-- BEGIN RAW DATA --

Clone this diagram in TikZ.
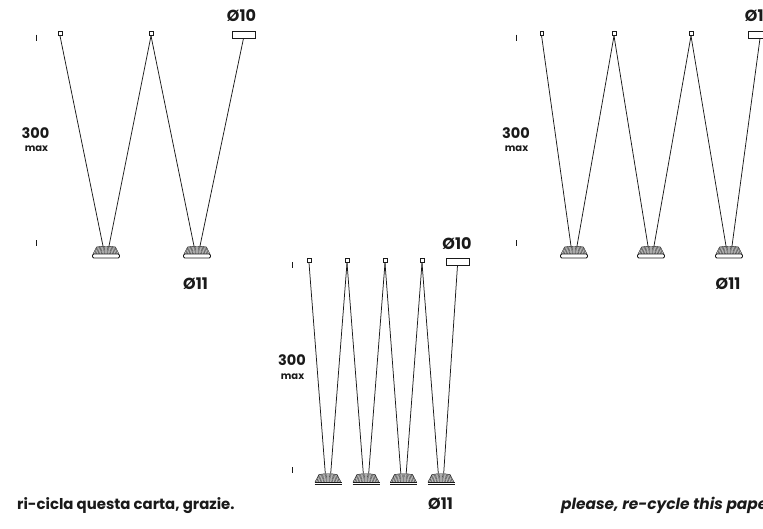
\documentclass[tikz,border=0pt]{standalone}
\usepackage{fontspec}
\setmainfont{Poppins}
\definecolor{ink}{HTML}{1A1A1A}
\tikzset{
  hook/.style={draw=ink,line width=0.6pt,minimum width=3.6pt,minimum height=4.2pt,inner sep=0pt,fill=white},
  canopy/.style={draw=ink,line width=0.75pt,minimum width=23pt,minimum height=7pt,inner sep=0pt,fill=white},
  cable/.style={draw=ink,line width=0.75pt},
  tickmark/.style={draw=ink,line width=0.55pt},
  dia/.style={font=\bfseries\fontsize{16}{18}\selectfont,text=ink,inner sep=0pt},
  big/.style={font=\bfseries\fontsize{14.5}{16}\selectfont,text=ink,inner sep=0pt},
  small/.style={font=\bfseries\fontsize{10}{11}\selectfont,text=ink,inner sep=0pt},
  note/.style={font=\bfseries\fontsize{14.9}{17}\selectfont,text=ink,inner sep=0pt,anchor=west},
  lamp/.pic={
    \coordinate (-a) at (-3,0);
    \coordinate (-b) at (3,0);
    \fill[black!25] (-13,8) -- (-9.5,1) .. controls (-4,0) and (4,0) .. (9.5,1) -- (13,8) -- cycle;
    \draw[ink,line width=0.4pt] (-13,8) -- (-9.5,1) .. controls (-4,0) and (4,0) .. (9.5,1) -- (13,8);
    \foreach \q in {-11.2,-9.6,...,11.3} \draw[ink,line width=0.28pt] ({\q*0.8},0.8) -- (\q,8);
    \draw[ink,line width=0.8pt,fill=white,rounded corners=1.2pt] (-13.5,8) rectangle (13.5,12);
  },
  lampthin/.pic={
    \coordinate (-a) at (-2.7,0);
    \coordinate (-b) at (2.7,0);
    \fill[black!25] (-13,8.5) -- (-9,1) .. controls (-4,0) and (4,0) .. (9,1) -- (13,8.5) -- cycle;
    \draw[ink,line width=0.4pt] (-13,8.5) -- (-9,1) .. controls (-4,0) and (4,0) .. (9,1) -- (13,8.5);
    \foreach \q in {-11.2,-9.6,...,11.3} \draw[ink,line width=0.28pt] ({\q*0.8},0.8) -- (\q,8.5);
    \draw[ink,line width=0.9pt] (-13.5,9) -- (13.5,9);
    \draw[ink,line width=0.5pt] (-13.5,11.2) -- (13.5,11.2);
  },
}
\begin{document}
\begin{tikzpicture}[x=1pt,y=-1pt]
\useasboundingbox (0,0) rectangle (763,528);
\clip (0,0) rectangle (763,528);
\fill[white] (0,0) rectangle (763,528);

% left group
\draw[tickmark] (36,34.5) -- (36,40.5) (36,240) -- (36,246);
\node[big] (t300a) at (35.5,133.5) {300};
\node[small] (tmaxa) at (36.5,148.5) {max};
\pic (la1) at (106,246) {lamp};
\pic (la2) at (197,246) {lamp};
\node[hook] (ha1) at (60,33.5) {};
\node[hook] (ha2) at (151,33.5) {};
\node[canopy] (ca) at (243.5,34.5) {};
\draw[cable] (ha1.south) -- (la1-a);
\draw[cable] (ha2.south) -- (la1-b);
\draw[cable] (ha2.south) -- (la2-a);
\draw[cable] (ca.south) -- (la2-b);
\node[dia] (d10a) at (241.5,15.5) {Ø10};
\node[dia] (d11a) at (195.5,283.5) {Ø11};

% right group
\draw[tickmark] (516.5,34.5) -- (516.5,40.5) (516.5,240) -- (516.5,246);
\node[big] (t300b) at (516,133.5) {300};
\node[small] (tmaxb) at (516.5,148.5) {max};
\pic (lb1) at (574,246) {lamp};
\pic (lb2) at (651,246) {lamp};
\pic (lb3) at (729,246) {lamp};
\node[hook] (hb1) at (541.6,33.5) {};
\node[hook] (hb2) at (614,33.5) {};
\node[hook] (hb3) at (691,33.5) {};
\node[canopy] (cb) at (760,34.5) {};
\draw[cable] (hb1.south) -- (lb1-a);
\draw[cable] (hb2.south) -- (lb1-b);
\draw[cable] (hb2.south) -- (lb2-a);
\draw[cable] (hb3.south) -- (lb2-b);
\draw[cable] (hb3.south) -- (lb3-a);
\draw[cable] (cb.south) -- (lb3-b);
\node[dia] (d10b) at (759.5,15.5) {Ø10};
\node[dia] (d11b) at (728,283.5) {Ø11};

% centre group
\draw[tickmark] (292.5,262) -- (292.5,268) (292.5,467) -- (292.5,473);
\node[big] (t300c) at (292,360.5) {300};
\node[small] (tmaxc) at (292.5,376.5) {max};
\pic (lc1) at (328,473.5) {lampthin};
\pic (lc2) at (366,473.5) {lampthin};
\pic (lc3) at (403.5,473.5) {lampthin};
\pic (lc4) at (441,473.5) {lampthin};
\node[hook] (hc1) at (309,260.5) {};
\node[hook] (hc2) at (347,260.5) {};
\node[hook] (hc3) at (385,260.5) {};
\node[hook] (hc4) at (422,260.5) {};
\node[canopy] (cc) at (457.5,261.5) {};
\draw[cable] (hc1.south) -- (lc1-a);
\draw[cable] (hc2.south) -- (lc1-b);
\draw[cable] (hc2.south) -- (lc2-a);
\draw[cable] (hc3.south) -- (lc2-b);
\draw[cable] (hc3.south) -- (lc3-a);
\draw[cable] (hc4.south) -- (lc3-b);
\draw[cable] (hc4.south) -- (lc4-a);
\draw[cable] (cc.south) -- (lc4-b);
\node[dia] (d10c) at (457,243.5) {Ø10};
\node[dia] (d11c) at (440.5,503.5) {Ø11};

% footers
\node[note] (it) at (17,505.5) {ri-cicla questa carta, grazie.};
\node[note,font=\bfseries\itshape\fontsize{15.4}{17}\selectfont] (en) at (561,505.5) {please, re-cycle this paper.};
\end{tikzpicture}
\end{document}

-- END RAW DATA --

WHAT THE TASK ASKS: Copy out each line of the data where the string "this" appears.

OUTPUT OF THE EXERCISE:
Clone this diagram in TikZ.
\node[note,font=\bfseries\itshape\fontsize{15.4}{17}\selectfont] (en) at (561,505.5) {please, re-cycle this paper.};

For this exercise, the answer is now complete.